Under this strategy, the forest department officials are luring it with a female wolf’s sound. They are playing ‘pre-recorded’ sounds of the female wolf screaming and crying on small loudspeakers. Officials hope that the lame wolf will be drawn to the female’s voice and will get trapped.
Bahraich District Forest Officer (DFO) Ajit Pratap Singh said, “This time we are undertaking a new experiment to catch the man-eating wolf. We are playing the ‘pre-recorded’ sounds of a female wolf crying and screaming on the loudspeaker. The volume of these loudspeakers has been kept just so that it sounds like the ‘voice of a real female wolf”.
He hoped that the lame wolf would get attracted by the voice similar to that of a female wolf and step in to the trap set by the forest department.

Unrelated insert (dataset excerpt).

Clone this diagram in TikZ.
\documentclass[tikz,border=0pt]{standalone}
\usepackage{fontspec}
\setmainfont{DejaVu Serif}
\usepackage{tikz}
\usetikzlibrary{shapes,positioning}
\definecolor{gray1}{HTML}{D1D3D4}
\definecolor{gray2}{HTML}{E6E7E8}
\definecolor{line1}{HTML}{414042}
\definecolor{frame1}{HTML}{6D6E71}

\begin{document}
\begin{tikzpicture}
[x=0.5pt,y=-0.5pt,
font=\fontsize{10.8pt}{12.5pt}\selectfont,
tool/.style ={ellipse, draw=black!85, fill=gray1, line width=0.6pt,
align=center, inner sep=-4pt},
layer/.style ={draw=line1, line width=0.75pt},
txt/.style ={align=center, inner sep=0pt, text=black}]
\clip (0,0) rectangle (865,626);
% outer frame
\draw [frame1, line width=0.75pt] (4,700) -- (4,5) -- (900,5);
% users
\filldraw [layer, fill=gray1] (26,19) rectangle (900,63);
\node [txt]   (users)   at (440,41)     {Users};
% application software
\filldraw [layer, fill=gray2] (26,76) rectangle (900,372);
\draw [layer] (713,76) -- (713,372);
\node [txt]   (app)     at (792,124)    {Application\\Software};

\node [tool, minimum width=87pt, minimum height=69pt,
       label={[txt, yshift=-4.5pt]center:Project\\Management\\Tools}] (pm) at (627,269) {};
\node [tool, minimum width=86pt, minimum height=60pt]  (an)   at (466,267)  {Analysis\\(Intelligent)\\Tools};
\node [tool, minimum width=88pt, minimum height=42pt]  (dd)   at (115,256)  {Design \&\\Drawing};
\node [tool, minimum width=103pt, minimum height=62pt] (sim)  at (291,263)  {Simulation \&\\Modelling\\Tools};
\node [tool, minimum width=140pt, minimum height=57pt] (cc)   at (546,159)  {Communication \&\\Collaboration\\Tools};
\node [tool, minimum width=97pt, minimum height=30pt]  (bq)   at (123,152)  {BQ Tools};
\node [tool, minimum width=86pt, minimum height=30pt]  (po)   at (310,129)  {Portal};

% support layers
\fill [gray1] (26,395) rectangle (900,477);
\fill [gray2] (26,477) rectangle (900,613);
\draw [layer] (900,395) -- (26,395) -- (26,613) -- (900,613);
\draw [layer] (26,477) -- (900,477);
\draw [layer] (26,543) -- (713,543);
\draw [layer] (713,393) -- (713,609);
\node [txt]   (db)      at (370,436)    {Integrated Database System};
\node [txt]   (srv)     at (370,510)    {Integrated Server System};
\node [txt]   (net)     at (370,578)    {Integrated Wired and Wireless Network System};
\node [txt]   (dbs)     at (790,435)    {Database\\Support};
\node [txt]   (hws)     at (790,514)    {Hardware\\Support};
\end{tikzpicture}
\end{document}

Thousands of people living across 50 villages in the Ghaghra river basin under Mahasi tehsil of Bahraich are in panic due to these wolf attacks. The first incident of attack by a man-eating wolf on a child took place in March. However, since July such attacks have been increasing.
These wolves often target children sleeping in their houses. In a span of one and a half months, the pack of wolves has killed ten people including women and children. Apart from this, these wolves have injured 35 people.
The Uttar Pradesh government has announced a compensation of Rs 5 lakh to the families of those who lost their lives in wolf attacks. A separate compensation package has also been announced for the injured.